EDITORIAL - Arnie, come home

The Philippine Star

Whether he likes it or not, Negros Oriental 3rd District Rep. Arnolfo “Arnie” Teves Jr. is now seen by many as a wanted man. So far, no arrest warrant has been issued for him in connection with any crime, but the congressman now faces charges in court for three counts of murder committed in 2019.

Teves also faces criminal indictment on gun charges together with two of his sons, Kurt Matthew and Axel, for the guns, grenades and ammunition confiscated during searches on their properties in Bayawan City where Teves’ brother Pryde Henry served as mayor until last year when he ran for governor against Roel Degamo.

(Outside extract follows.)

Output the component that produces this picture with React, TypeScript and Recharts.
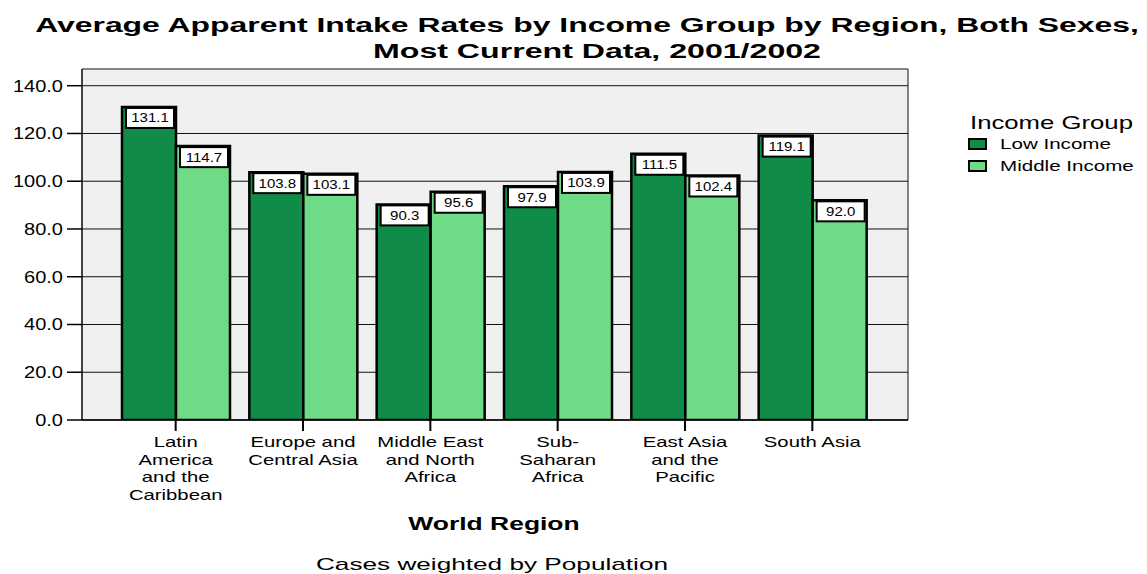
import React from "react";
import {
  BarChart,
  Bar,
  XAxis,
  YAxis,
  CartesianGrid,
  LabelList,
} from "recharts";

const regions = [
  "Latin America and the Caribbean",
  "Europe and Central Asia",
  "Middle East and North Africa",
  "Sub-Saharan Africa",
  "East Asia and the Pacific",
  "South Asia",
];
const regionLabelLines = [
  ["Latin", "America", "and the", "Caribbean"],
  ["Europe and", "Central Asia"],
  ["Middle East", "and North", "Africa"],
  ["Sub-", "Saharan", "Africa"],
  ["East Asia", "and the", "Pacific"],
  ["South Asia"],
];
const lowIncome = [131.1, 103.8, 90.3, 97.9, 111.5, 119.1];
const middleIncome = [114.7, 103.1, 95.6, 103.9, 102.4, 92.0];
const yTicks = [0, 20, 40, 60, 80, 100, 120, 140];
const yMax = 147;
const seriesNames = ["Low Income", "Middle Income"];

const LOW_COLOR = "#108c48";
const MID_COLOR = "#70db87";
const FONT = "'Liberation Sans', Arial, Helvetica, sans-serif";

const data = regions.map((r, i) => ({
  region: r,
  low: lowIncome[i],
  mid: middleIncome[i],
}));

const SText = ({ x, y, sx, anchor = "middle", size, bold = false, children }: any) => (
  <g transform={`translate(${x},${y}) scale(${sx},1)`}>
    <text
      x={0}
      y={0}
      textAnchor={anchor}
      fontSize={size}
      fontWeight={bold ? "bold" : "normal"}
      fontFamily={FONT}
      fill="#000"
    >
      {children}
    </text>
  </g>
);

const YTick = (props: any) => {
  const { x, y, payload } = props;
  return (
    <SText x={x} y={y + 6} sx={1.25} anchor="end" size={16}>
      {Number(payload.value).toFixed(1)}
    </SText>
  );
};

const XTick = (props: any) => {
  const { x, y, payload, index } = props;
  const idx = typeof index === "number" ? index : regions.indexOf(payload.value);
  const lines = regionLabelLines[idx] || [String(payload.value)];
  return (
    <g>
      {lines.map((l, i) => (
        <SText key={i} x={x} y={y + 14 + i * 17.6} sx={1.45} size={14}>
          {l}
        </SText>
      ))}
    </g>
  );
};

const ValueLabel = (props: any) => {
  const { x, y, width, value } = props;
  const bx = x + 4;
  const bw = width - 6;
  const by = y + 1;
  const bh = 20;
  return (
    <g>
      <rect x={bx} y={by} width={bw} height={bh} fill="#fff" stroke="#000" strokeWidth={2} />
      <SText x={bx + bw / 2} y={by + 14.5} sx={1.25} size={12}>
        {Number(value).toFixed(1)}
      </SText>
    </g>
  );
};

const hGen = (props: any) => {
  const { yAxis, offset } = props || {};
  const toPx = (v: number) =>
    yAxis && typeof yAxis.scale === "function"
      ? yAxis.scale(v)
      : offset.top + offset.height * (1 - v / yMax);
  return [...yTicks.map(toPx), toPx(yMax)];
};

const vGen = (props: any) => {
  const { offset } = props || {};
  return [offset.left, offset.left + offset.width];
};

export default function App() {
  return (
    <div
      style={{
        position: "absolute",
        left: 0,
        top: 0,
        width: 1147,
        height: 574,
        background: "#fff",
      }}
    >
      <BarChart
        width={1147}
        height={574}
        data={data}
        margin={{ top: 69, right: 239, bottom: 124, left: 22 }}
        barCategoryGap={10}
        barGap={0}
      >
        <CartesianGrid
          stroke="#111"
          strokeWidth={1}
          fill="#f0f0f0"
          fillOpacity={1}
          horizontalCoordinatesGenerator={hGen}
          verticalCoordinatesGenerator={vGen}
        />
        <XAxis
          dataKey="region"
          type="category"
          padding={{ left: 30, right: 32 }}
          tickSize={11}
          tickMargin={2}
          tick={<XTick />}
          axisLine={{ stroke: "#000", strokeWidth: 1.5 }}
          tickLine={{ stroke: "#000", strokeWidth: 2 }}
          interval={0}
        />
        <YAxis
          type="number"
          domain={[0, yMax]}
          ticks={yTicks}
          width={60}
          tickSize={15}
          tickMargin={4}
          tick={<YTick />}
          axisLine={{ stroke: "#000", strokeWidth: 1 }}
          tickLine={{ stroke: "#000", strokeWidth: 1.5 }}
          allowDataOverflow
        />
        <Bar dataKey="low" name="Low Income" fill={LOW_COLOR} stroke="#000" strokeWidth={2.5} isAnimationActive={false}>
          <LabelList dataKey="low" content={<ValueLabel />} />
        </Bar>
        <Bar dataKey="mid" name="Middle Income" fill={MID_COLOR} stroke="#000" strokeWidth={2.5} isAnimationActive={false}>
          <LabelList dataKey="mid" content={<ValueLabel />} />
        </Bar>
      </BarChart>
      <svg
        width={1147}
        height={574}
        style={{ position: "absolute", left: 0, top: 0, pointerEvents: "none" }}
      >
        <SText x={587} y={32} sx={1.52} size={21} bold>
          Average Apparent Intake Rates by Income Group by Region, Both Sexes,
        </SText>
        <SText x={597} y={58} sx={1.53} size={21} bold>
          Most Current Data, 2001/2002
        </SText>
        <SText x={494} y={530} sx={1.47} size={18} bold>
          World Region
        </SText>
        <SText x={492} y={570} sx={1.54} size={17}>
          Cases weighted by Population
        </SText>
        <g>
          <SText x={970} y={129} sx={1.43} anchor="start" size={18}>
            Income Group
          </SText>
          {seriesNames.map((n, i) => (
            <g key={n}>
              <rect
                x={969}
                y={139 + i * 22}
                width={17}
                height={10}
                fill={i === 0 ? LOW_COLOR : MID_COLOR}
                stroke="#000"
                strokeWidth={2}
              />
              <SText x={1000} y={149 + i * 22} sx={1.47} anchor="start" size={14}>
                {n}
              </SText>
            </g>
          ))}
        </g>
      </svg>
    </div>
  );
}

The government is now considering seeking a lookout bulletin for the congressman. His colleagues in the House of Representatives, dismayed that he ignored a 24-hour ultimatum given for him to return to work because his travel authorization was good only until March 9, overwhelmingly voted last night to suspend him for 60 days “for disorderly conduct.”

Claiming threats to his life, Teves has refused to even make public his whereabouts. He obtained a travel authority from the House to get stem cell treatment in the United States. While he was abroad, his family’s political rival, Degamo, was shot dead in Pamplona town together with eight others.

President Marcos, commenting on the issue for the first time yesterday, said he was not aware of any threat to Teves’ safety, but reassured the congressman that he would get protection if he returns home. The President noted that Teves, who is wealthy enough to own a private jet, could land anywhere he chooses in the country including at Basa Air Force base in Floridablanca, Pampanga. The longer Teves stays away, the more difficult his situation would be, the President pointed out.

If Teves continues to stay away, the President warned that “we will have to move without any discussions with him.” He also disputed Teves’ claim that the congressman’s rivals in online cockfights or e-sabong were part of a conspiracy to get him in trouble. Teves’ current woes, the President said, had nothing to do with e-sabong, but were about Degamo’s brazen assassination.

Suspects in the murder have pointed to a “Congressman Teves” as the mastermind. Teves has denied involvement in the massacre of Degamo and eight others right in the governor’s home in Pamplona town on March 4. The best way for Teves to prove his innocence is to come home, explain his side and face any charges squarely. In this country, if you’re worried about armed violence, you shouldn’t enter politics, or for that matter, e-sabong.